▸ **Exercise prompt**: Only the lines from the start of the data through the line containing "from matplotlib.lines import Line2D" should be written out, exactly as they are, with both ends included and the pictures left out.

--- start Raw data ---

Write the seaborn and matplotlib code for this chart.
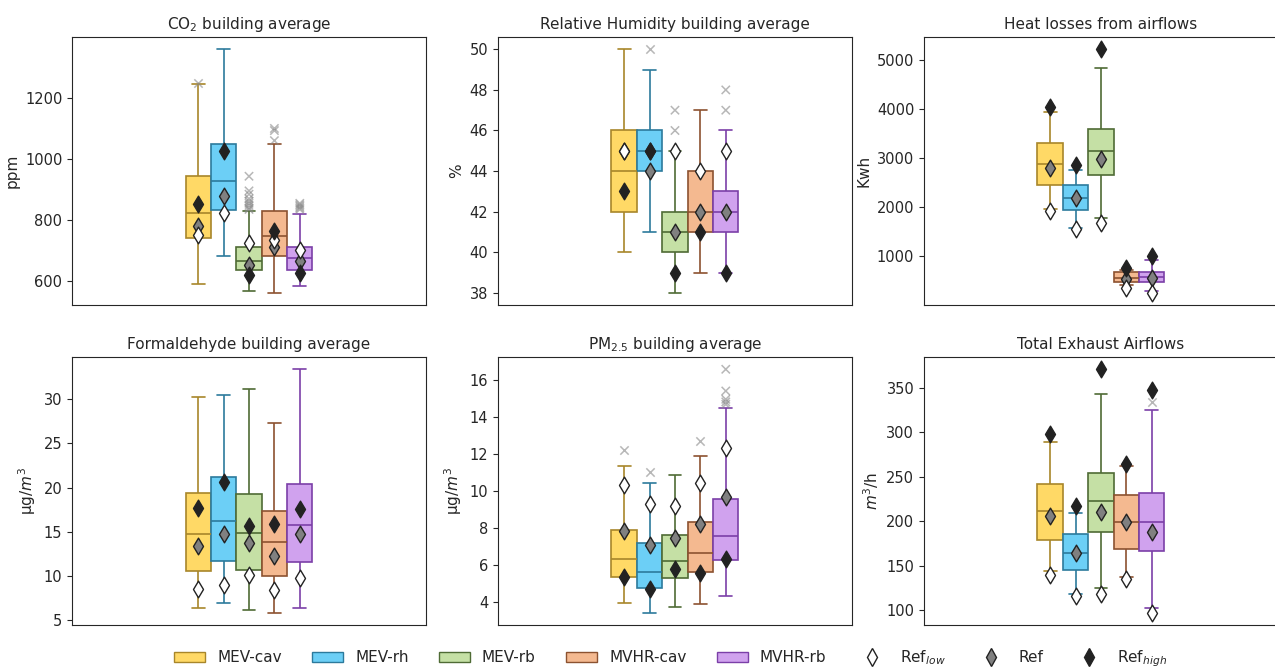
import numpy as np
import pandas as pd
import matplotlib
matplotlib.use("Agg")
import matplotlib.pyplot as plt
import seaborn as sns
from matplotlib.patches import Patch
from matplotlib.lines import Line2D

# systems, fills and darker outline colours
systems = ["MEV-cav", "MEV-rh", "MEV-rb", "MVHR-cav", "MVHR-rb"]
fill_colors = ["#FFD966", "#6CCFF6", "#C5E0A5", "#F4B990", "#D0A2EE"]
edge_colors = ["#A8862A", "#2C7A9C", "#4F6B35", "#8C5230", "#7B3FA8"]

# boxes: [whisker low, Q1, median, Q3, whisker high]
co2_box = [[589, 740, 824, 944, 1246],
           [683, 832, 930, 1051, 1361],
           [567, 637, 667, 713, 829],
           [561, 681, 747, 830, 1049],
           [583, 637, 676, 711, 819]]
co2_low = [752, 824, 726, 734, 701]
co2_ref = [780, 880, 654, 712, 667]
co2_high = [852, 1028, 620, 764, 626]
co2_fliers = {"MEV-cav": [1251],
              "MEV-rb": [944, 896, 885, 870, 862, 855, 848, 840, 835],
              "MVHR-cav": [1061, 1094, 1101],
              "MVHR-rb": [855, 850, 845, 840, 835]}

rh_box = [[40, 42, 44, 46, 50],
          [41, 44, 45, 46, 49],
          [38, 40, 41, 42, 45],
          [39, 41, 42, 44, 47],
          [39, 41, 42, 43, 46]]
rh_low = [45, 45, 45, 44, 45]
rh_ref = [45, 44, 41, 42, 42]
rh_high = [43, 45, 39, 41, 39]
rh_fliers = {"MEV-rh": [50], "MEV-rb": [46, 47], "MVHR-rb": [47, 48]}

heat_box = [[1959, 2449, 2891, 3313, 3946],
            [1578, 1932, 2190, 2449, 2762],
            [1776, 2667, 3150, 3605, 4850],
            [400, 463, 560, 667, 720],
            [292, 470, 570, 670, 930]]
heat_low = [1925, 1551, 1673, 340, 250]
heat_ref = [2810, 2190, 2986, 530, 544]
heat_high = [4054, 2864, 5224, 750, 1010]
heat_fliers = {}

form_box = [[6.3, 10.57, 14.7, 19.4, 30.3],
            [6.9, 11.7, 16.2, 21.2, 30.5],
            [6.1, 10.7, 14.85, 19.3, 31.2],
            [5.8, 9.96, 13.8, 17.3, 27.3],
            [6.4, 11.55, 15.8, 20.4, 33.4]]
form_low = [8.5, 9.0, 10.1, 8.4, 9.8]
form_ref = [13.4, 14.7, 13.7, 12.2, 14.7]
form_high = [17.7, 20.6, 15.6, 15.9, 17.6]
form_fliers = {}

pm_box = [[3.96, 5.35, 6.32, 7.9, 11.33],
          [3.42, 4.75, 5.62, 7.16, 10.4],
          [3.71, 5.31, 6.23, 7.6, 10.87],
          [3.89, 5.62, 6.63, 8.31, 11.87],
          [4.32, 6.27, 7.56, 9.58, 14.45]]
pm_low = [10.32, 9.28, 9.2, 10.45, 12.3]
pm_ref = [7.82, 7.08, 7.44, 8.22, 9.67]
pm_high = [5.37, 4.72, 5.8, 5.55, 6.31]
pm_fliers = {"MEV-cav": [12.23], "MEV-rh": [11.03], "MVHR-cav": [12.67],
             "MVHR-rb": [14.67, 14.8, 14.94, 15.39, 16.56]}

air_box = [[144, 178.6, 211.5, 242.5, 289.7],
           [118.5, 145.3, 165, 185.4, 209.5],
           [125, 187.6, 222.5, 254.5, 343],
           [138, 168.9, 199.3, 229.7, 262],
           [102.6, 167, 198.9, 232, 325]]
air_low = [140, 116.7, 118.3, 135, 97.4]
air_ref = [205.6, 165, 210.6, 199, 188]
air_high = [298.7, 216.9, 370.8, 265, 347.5]
air_fliers = {"MVHR-rb": [334]}

titles = ["CO$_2$ building average", "Relative Humidity building average",
          "Heat losses from airflows", "Formaldehyde building average",
          "PM$_{2.5}$ building average", "Total Exhaust Airflows"]
ylabels = ["ppm", "%", "Kwh", "µg/$m^3$", "µg/$m^3$", "$m^3$/h"]
yticks = [[600, 800, 1000, 1200], [38, 40, 42, 44, 46, 48, 50],
          [1000, 2000, 3000, 4000, 5000], [5, 10, 15, 20, 25, 30],
          [4, 6, 8, 10, 12, 14, 16], [100, 150, 200, 250, 300, 350]]


def long_frame(values_by_system):
    rows = []
    for s, vals in values_by_system:
        for v in vals:
            rows.append((s, v))
    df = pd.DataFrame(rows, columns=["system", "value"])
    df["grp"] = ""
    return df


def draw_panel(ax, box, low, ref, high, fliers, title, ylabel, ticks):
    bdf = long_frame(zip(systems, box))
    sns.boxplot(data=bdf, x="grp", y="value", hue="system", hue_order=systems,
                palette=fill_colors, saturation=1, width=0.8, whis=(0, 100),
                showfliers=False, linewidth=1.2, legend=False, ax=ax)
    # outline each box in a darker shade of its own fill
    for cont, ec in zip(ax.containers, edge_colors):
        for b in cont.boxes:
            b.set_edgecolor(ec)
        for ln in [*cont.whiskers, *cont.caps, *cont.medians]:
            ln.set_color(ec)

    if fliers:
        fdf = long_frame(fliers.items())
        sns.stripplot(data=fdf, x="grp", y="value", hue="system", hue_order=systems,
                      palette=["#888888"] * 5, marker="x", size=6, linewidth=1.1,
                      alpha=0.6, dodge=True, jitter=False, legend=False, ax=ax, zorder=3)

    # reference markers: grey first, then white, black on top
    for vals, col in [(ref, "#808080"), (low, "white"), (high, "#222222")]:
        rdf = long_frame(zip(systems, [[v] for v in vals]))
        sns.stripplot(data=rdf, x="grp", y="value", hue="system", hue_order=systems,
                      palette=[col] * 5, marker="d", size=8.5, edgecolor="#222222",
                      linewidth=1, dodge=True, jitter=False, legend=False, ax=ax, zorder=4)

    ax.set_xlim(-1.115, 1.115)
    ax.set_xticks([])
    ax.set_xlabel("")
    ax.set_yticks(ticks)
    ax.tick_params(axis="y", labelsize=10.5)
    ax.set_title(title, fontsize=11)
    ax.set_ylabel(ylabel, fontsize=11)


def main():
    sns.set_style("ticks")
    plt.rcParams["font.family"] = ["DejaVu Sans"]

    fig = plt.figure(figsize=(12.75, 6.68), dpi=100)
    lefts = [0.0565, 0.3906, 0.7247]
    bottoms = [0.5434, 0.0644]
    w, h = 0.2776, 0.401
    axes = [fig.add_axes([lefts[c], bottoms[r], w, h]) for r in range(2) for c in range(3)]

    panels = [(co2_box, co2_low, co2_ref, co2_high, co2_fliers),
              (rh_box, rh_low, rh_ref, rh_high, rh_fliers),
              (heat_box, heat_low, heat_ref, heat_high, heat_fliers),
              (form_box, form_low, form_ref, form_high, form_fliers),
              (pm_box, pm_low, pm_ref, pm_high, pm_fliers),
              (air_box, air_low, air_ref, air_high, air_fliers)]

    for ax, p, t, yl, tk in zip(axes, panels, titles, ylabels, yticks):
        draw_panel(ax, *p, t, yl, tk)

    handles = [Patch(facecolor=fc, edgecolor=ec, label=s)
               for s, fc, ec in zip(systems, fill_colors, edge_colors)]
    for lab, col in [("Ref$_{low}$", "white"), ("Ref", "#808080"), ("Ref$_{high}$", "#222222")]:
        handles.append(Line2D([], [], marker="d", linestyle="", markersize=9,
                              markerfacecolor=col, markeredgecolor="#222222", label=lab))
    fig.legend(handles=handles, loc="center", bbox_to_anchor=(0.526, 0.014),
               ncol=8, frameon=False, fontsize=11)

    fig.savefig("out.png", dpi=100)


if __name__ == "__main__":
    main()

--- end Raw data ---

▸ **Expected answer**:
Write the seaborn and matplotlib code for this chart.
import numpy as np
import pandas as pd
import matplotlib
matplotlib.use("Agg")
import matplotlib.pyplot as plt
import seaborn as sns
from matplotlib.patches import Patch
from matplotlib.lines import Line2D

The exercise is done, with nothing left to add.